Today in the Oz Dick and 'that man' yet again 'rock' Hoody's Chookhouse shed... Wink

Quote:Why was crash pilot at controls?

[Image: 0aece0571ae444275e729e1e653d2d5f]12:00amEAN HIGGINS

Doubts about the Australian Transport Safety Bureau’s ability to conduct critical investigations have deepened.


Doubts about the Australian Transport Safety Bureau’s ability to conduct critical investigations have deepened with the revelation that it will have been 2½ years ­before the agency reports on a ­potentially catastrophic near-collision of two aircraft at Mount Hotham in Victoria.

The near-miss in September 2015 is particularly significant ­because the pilot allegedly at fault, Max Quartermain, was killed, along with four American passengers, when his plane crashed near Melbourne’s Essendon airport in February this year.

Former Civil Aviation Safety Authority chairman Dick Smith told The Australian that if the ATSB had completed its Mount Hotham investigation within a reasonable timeframe, and concluded that Quartermain had ­engaged in poor airmanship, ­endangering lives, he might have been grounded or given retraining. In that case, Mr Smith said, the second incident, in which Quartermain crashed a Beechcraft King Air into a retail outlet nine seconds after take-off from Essendon, might not have happened.

The ATSB, in its initial determination of the Essendon disaster, could find no evidence of catastrophic engine failure.

Despite publicity about the same pilot being in charge in the Mount Hotham and Essendon incidents, the ATSB has again ­delayed the release of its report into the 2015 near-miss.

In April, with 18 months having passed since the Mount Hotham near-miss, the ATSB said it would make its report public in June.

But an ATSB spokesman has now said the investigation will not be completed until February, and even the draft report was “currently undergoing an internal ­review process prior to approval by the ATSB commission”.

“Once this is complete, the draft report will be forwarded to the relevant directly involved parties for comment prior to the completion and public release of the final report,” the spokesman said. “The involvement of directly ­involved parties is an important measure for the ATSB to ensure factual accuracy, and the validity and transparency of its investigation processes. There have been some delays experienced; most ­recently due to new information becoming available.”

The ATSB launched its Mount Hotham investigation after a pilot claimed Quartermain, flying a King Air from Melbourne, had confused other pilots in his radio communications and nearly crashed into his aircraft, also a King Air, as they both were preparing to land.

Quartermain was flying staff from Audi to an event at the alpine resort when, investigators determined, he came within 1.8km horizontally and 90m vertically of the other aircraft. At one point, it was alleged, Quartermain radioed to say he was 10 nautical miles west of Mount Hotham, before correcting himself to say he was 10 nautical miles east.
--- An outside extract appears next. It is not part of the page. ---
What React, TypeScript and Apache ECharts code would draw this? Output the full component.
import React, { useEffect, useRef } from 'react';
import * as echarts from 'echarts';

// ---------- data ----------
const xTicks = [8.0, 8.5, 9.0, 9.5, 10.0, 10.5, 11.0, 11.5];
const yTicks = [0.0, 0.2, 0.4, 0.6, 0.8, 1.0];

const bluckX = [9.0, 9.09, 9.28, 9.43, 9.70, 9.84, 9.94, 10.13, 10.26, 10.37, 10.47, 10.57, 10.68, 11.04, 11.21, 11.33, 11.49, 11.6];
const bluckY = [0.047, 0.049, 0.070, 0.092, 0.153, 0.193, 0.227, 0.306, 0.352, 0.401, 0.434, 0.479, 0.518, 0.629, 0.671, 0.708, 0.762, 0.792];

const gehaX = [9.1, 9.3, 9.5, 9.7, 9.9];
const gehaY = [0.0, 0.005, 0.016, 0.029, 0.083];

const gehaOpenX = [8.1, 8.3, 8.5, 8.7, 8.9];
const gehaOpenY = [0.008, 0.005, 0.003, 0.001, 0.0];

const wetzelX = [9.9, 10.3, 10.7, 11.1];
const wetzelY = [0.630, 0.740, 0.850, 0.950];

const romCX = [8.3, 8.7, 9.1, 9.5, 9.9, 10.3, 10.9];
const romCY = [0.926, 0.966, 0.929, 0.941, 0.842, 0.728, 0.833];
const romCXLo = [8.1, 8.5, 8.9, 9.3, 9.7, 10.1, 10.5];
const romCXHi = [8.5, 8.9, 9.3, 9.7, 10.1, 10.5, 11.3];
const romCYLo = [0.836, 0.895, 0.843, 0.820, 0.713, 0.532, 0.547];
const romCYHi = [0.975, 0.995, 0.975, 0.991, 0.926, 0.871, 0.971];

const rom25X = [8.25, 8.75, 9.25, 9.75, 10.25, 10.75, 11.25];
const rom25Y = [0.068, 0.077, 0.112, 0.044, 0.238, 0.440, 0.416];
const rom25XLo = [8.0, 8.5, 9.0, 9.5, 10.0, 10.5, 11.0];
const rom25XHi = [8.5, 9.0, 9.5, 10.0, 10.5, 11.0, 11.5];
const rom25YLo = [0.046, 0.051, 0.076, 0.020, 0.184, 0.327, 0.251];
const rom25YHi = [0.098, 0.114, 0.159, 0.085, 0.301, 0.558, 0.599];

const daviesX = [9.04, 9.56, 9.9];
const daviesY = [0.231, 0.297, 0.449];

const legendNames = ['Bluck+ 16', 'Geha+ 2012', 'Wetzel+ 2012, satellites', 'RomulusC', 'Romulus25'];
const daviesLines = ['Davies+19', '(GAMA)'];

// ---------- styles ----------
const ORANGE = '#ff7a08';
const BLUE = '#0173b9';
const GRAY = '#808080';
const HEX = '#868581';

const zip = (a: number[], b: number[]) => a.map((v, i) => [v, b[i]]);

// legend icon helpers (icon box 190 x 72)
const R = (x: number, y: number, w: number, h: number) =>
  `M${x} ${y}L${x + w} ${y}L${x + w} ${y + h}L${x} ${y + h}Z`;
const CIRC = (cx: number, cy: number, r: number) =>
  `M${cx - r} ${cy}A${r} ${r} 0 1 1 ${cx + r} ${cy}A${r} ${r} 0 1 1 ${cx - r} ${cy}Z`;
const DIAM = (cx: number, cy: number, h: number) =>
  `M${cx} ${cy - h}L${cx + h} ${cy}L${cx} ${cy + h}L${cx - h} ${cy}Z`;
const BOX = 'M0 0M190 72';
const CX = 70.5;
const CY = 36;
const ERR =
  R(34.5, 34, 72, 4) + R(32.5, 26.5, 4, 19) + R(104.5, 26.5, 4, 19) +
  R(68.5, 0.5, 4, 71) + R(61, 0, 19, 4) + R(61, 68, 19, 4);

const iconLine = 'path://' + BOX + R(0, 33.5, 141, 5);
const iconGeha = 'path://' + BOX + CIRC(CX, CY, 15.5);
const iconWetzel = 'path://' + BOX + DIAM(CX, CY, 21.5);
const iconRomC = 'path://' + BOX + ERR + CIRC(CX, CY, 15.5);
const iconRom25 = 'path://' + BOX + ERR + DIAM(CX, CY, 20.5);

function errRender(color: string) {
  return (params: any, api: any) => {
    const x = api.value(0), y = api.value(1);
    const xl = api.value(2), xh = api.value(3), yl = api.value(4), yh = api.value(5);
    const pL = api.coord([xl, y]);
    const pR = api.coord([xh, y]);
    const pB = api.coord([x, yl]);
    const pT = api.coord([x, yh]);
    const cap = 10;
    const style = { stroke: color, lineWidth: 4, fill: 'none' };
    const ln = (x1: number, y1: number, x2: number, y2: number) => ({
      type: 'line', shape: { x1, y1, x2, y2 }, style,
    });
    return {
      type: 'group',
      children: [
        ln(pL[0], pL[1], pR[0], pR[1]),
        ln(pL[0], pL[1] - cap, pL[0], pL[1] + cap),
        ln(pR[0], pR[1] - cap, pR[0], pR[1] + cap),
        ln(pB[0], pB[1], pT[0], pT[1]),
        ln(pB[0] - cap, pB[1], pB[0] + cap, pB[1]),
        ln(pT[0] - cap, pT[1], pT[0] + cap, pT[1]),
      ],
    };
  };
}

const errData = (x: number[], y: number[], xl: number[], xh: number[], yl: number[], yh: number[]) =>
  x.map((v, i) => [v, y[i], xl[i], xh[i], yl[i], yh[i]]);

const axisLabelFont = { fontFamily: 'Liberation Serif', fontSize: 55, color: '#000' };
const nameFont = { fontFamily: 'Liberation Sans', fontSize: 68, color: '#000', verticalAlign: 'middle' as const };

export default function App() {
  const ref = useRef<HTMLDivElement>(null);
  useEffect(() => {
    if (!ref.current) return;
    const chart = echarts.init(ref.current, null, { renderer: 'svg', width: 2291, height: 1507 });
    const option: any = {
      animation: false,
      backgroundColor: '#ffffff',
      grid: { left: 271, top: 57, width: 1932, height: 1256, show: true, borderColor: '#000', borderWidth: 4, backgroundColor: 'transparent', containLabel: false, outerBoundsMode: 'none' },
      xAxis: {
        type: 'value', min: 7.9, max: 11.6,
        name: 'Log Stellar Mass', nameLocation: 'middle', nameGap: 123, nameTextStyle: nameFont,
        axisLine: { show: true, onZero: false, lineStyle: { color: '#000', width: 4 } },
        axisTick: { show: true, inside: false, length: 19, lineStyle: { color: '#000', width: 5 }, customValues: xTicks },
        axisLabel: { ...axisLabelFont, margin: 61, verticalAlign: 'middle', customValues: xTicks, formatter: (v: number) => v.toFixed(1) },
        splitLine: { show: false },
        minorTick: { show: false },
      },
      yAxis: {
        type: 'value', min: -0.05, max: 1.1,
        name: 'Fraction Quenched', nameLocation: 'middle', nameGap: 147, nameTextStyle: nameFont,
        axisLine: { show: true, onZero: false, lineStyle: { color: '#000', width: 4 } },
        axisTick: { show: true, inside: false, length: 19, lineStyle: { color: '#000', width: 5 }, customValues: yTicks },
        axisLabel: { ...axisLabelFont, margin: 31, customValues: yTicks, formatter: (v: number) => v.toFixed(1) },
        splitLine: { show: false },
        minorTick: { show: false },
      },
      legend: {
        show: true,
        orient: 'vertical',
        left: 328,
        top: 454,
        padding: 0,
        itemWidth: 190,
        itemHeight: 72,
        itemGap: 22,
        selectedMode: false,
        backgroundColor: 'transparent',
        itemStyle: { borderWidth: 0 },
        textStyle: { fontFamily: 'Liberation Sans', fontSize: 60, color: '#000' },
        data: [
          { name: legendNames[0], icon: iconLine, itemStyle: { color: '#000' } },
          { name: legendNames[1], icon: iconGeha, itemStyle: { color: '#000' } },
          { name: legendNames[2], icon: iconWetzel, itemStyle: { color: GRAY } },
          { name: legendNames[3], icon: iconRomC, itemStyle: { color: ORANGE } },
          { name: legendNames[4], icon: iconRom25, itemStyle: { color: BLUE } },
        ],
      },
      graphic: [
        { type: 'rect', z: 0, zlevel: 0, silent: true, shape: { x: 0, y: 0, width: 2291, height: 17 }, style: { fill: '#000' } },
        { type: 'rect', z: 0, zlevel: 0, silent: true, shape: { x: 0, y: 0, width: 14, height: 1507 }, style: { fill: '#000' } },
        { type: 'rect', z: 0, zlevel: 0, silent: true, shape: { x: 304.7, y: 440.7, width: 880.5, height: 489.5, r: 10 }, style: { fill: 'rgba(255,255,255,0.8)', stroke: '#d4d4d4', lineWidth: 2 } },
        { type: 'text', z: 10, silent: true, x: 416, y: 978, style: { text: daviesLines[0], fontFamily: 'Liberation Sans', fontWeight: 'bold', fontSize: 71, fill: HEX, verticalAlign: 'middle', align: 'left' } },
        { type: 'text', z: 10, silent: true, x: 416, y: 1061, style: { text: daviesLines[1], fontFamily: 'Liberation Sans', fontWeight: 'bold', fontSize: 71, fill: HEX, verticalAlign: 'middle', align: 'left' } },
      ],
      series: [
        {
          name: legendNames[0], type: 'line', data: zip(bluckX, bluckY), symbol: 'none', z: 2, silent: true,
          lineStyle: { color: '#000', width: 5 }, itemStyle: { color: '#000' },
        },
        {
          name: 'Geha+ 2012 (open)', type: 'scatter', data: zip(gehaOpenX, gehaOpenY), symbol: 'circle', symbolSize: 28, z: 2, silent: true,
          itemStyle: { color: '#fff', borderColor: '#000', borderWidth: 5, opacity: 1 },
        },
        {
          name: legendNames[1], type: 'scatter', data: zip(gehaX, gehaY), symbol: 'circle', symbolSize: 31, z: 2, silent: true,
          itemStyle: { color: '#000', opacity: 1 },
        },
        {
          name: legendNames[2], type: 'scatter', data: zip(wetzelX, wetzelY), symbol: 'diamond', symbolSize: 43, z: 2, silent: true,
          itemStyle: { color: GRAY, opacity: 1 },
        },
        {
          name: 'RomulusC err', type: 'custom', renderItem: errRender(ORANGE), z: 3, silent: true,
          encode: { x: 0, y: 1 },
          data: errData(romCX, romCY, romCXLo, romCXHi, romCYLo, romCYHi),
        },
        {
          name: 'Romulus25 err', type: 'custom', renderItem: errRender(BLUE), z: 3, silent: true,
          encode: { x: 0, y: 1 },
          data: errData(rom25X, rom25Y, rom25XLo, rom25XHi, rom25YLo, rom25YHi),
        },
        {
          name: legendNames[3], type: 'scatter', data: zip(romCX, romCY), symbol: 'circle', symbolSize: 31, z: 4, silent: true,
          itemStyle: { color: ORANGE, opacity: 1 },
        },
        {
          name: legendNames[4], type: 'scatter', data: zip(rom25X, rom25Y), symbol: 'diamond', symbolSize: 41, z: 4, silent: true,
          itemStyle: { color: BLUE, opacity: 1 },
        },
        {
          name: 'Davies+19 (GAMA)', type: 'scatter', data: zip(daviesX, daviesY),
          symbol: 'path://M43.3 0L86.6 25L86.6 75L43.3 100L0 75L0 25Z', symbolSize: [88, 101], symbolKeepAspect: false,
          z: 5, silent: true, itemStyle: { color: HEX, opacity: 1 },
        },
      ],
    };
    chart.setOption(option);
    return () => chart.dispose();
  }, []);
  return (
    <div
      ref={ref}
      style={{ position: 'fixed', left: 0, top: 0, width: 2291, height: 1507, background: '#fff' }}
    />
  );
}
Mr Smith said he was suspicious about the delay, and whether it reflected concerns about whether action should have been taken against Quartermain after the Mount Hotham incident.

He said the ATSB’s system of sending draft reports to interested parties gave them the chance to frustrate the process, including requesting that adverse findings or implications be censored.

“It’s sent secretly to those who have a vested interest before the general public see it, and it’s wrong,” Mr Smith said.

The ATSB spokesman said the bureau was “independent of regulators, service providers and policymakers and this is reflected in the integrity of our investigation ­reports”.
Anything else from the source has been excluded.